GOAL OF THE EXERCISE
Copy out the listing that follows, exact in every word, and skip the images.
----
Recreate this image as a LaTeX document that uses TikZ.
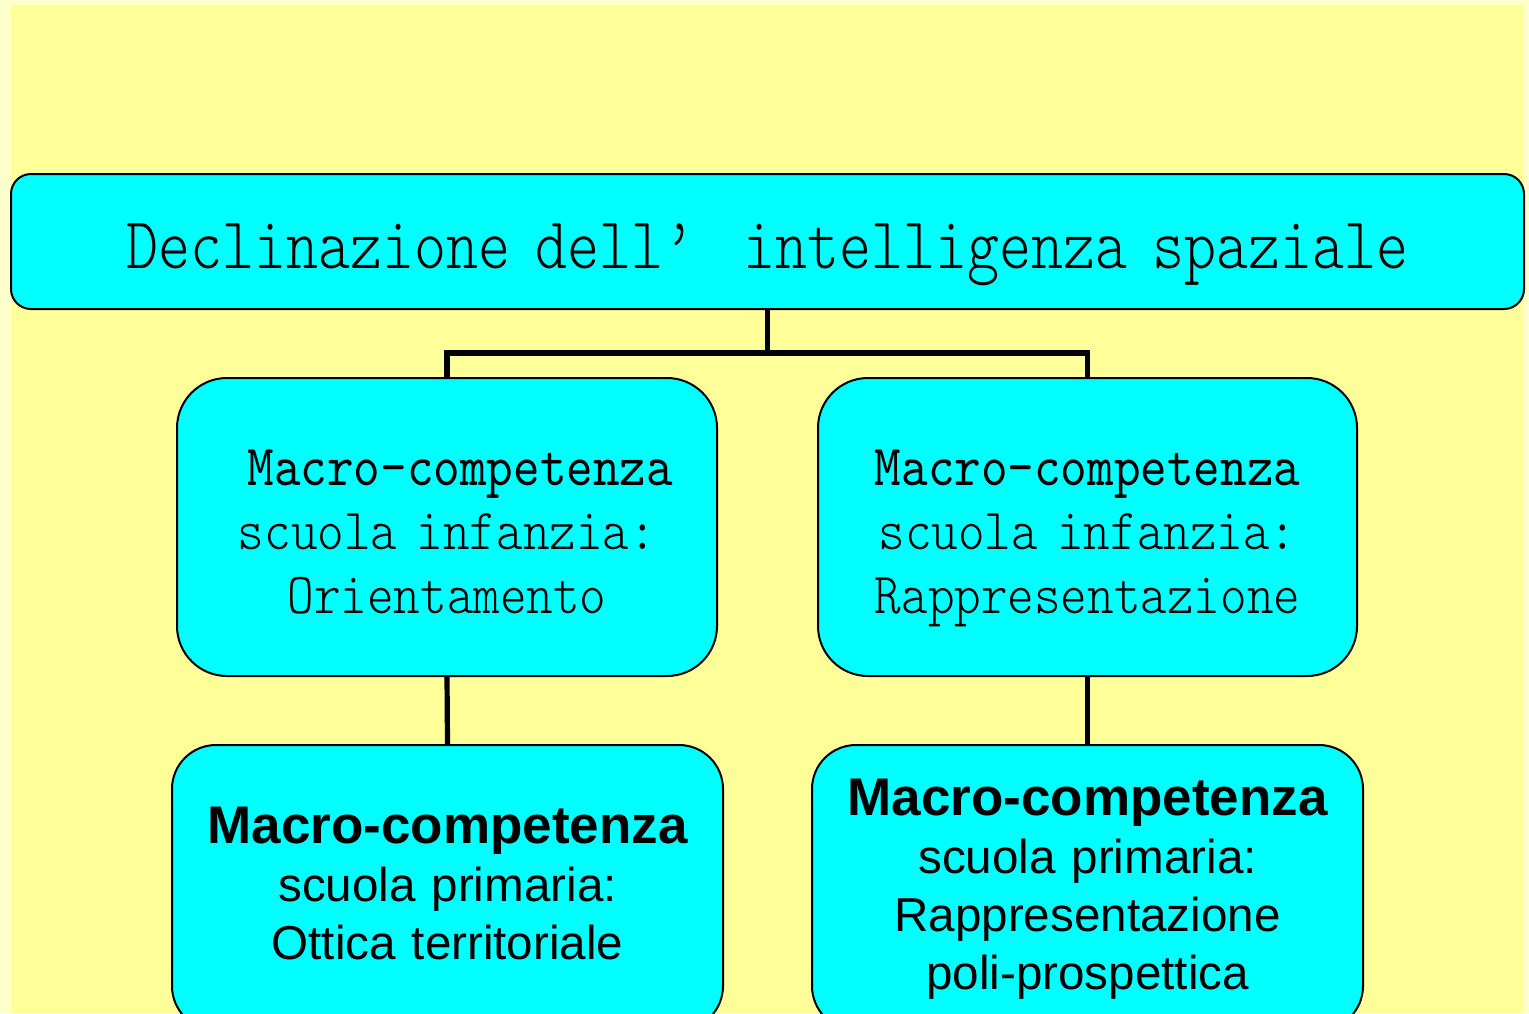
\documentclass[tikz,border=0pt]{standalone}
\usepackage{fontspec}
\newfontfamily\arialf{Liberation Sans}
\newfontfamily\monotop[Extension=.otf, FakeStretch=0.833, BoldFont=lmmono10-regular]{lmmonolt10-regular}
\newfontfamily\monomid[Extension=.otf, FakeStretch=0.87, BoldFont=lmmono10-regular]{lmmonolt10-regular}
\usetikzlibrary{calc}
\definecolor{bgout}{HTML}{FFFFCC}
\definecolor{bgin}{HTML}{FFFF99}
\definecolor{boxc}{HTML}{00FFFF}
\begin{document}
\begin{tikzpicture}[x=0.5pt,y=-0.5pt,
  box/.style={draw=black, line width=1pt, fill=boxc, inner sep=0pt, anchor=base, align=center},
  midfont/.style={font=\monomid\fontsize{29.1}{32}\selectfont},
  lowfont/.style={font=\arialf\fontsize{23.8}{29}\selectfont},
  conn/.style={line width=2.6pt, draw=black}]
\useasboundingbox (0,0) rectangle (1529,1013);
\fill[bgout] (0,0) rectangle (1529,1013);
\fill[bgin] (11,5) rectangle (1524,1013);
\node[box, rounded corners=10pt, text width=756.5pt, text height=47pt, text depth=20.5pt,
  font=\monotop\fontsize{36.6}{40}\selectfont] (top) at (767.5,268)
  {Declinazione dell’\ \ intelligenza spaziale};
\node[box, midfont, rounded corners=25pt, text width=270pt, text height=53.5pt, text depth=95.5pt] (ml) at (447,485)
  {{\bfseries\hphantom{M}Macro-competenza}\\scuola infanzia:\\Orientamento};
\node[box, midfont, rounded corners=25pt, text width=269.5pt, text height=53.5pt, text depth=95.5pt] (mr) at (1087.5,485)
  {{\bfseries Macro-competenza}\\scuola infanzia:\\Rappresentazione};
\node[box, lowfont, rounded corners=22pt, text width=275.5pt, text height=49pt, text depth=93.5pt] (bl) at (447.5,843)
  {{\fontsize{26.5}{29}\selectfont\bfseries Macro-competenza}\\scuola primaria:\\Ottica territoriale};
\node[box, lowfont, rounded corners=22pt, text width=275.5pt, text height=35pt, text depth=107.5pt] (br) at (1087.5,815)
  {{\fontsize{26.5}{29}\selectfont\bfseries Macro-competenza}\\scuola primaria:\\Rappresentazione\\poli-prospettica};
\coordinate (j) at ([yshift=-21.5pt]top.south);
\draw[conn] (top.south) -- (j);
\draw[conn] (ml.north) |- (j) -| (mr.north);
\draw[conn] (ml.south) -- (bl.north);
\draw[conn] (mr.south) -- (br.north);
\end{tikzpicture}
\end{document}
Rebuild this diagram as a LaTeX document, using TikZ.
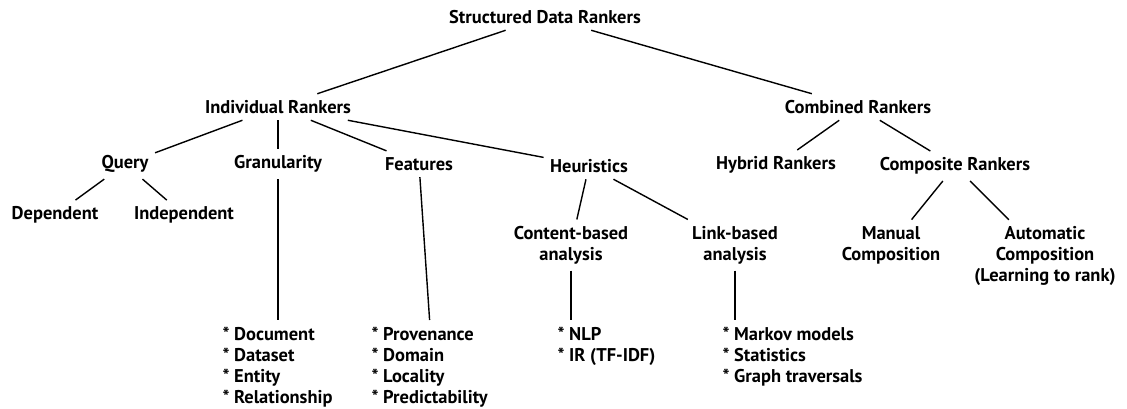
----
COMPLETE OUTPUT
Recreate this image as a LaTeX document that uses TikZ.
\documentclass[tikz,border=0pt]{standalone}
\usepackage{fontspec}
\newfontfamily\arialf{Liberation Sans}
\newfontfamily\monotop[Extension=.otf, FakeStretch=0.833, BoldFont=lmmono10-regular]{lmmonolt10-regular}
\newfontfamily\monomid[Extension=.otf, FakeStretch=0.87, BoldFont=lmmono10-regular]{lmmonolt10-regular}
\usetikzlibrary{calc}
\definecolor{bgout}{HTML}{FFFFCC}
\definecolor{bgin}{HTML}{FFFF99}
\definecolor{boxc}{HTML}{00FFFF}
\begin{document}
\begin{tikzpicture}[x=0.5pt,y=-0.5pt,
  box/.style={draw=black, line width=1pt, fill=boxc, inner sep=0pt, anchor=base, align=center},
  midfont/.style={font=\monomid\fontsize{29.1}{32}\selectfont},
  lowfont/.style={font=\arialf\fontsize{23.8}{29}\selectfont},
  conn/.style={line width=2.6pt, draw=black}]
\useasboundingbox (0,0) rectangle (1529,1013);
\fill[bgout] (0,0) rectangle (1529,1013);
\fill[bgin] (11,5) rectangle (1524,1013);
\node[box, rounded corners=10pt, text width=756.5pt, text height=47pt, text depth=20.5pt,
  font=\monotop\fontsize{36.6}{40}\selectfont] (top) at (767.5,268)
  {Declinazione dell’\ \ intelligenza spaziale};
\node[box, midfont, rounded corners=25pt, text width=270pt, text height=53.5pt, text depth=95.5pt] (ml) at (447,485)
  {{\bfseries\hphantom{M}Macro-competenza}\\scuola infanzia:\\Orientamento};
\node[box, midfont, rounded corners=25pt, text width=269.5pt, text height=53.5pt, text depth=95.5pt] (mr) at (1087.5,485)
  {{\bfseries Macro-competenza}\\scuola infanzia:\\Rappresentazione};
\node[box, lowfont, rounded corners=22pt, text width=275.5pt, text height=49pt, text depth=93.5pt] (bl) at (447.5,843)
  {{\fontsize{26.5}{29}\selectfont\bfseries Macro-competenza}\\scuola primaria:\\Ottica territoriale};
\node[box, lowfont, rounded corners=22pt, text width=275.5pt, text height=35pt, text depth=107.5pt] (br) at (1087.5,815)
  {{\fontsize{26.5}{29}\selectfont\bfseries Macro-competenza}\\scuola primaria:\\Rappresentazione\\poli-prospettica};
\coordinate (j) at ([yshift=-21.5pt]top.south);
\draw[conn] (top.south) -- (j);
\draw[conn] (ml.north) |- (j) -| (mr.north);
\draw[conn] (ml.south) -- (bl.north);
\draw[conn] (mr.south) -- (br.north);
\end{tikzpicture}
\end{document}
Rebuild this diagram as a LaTeX document, using TikZ.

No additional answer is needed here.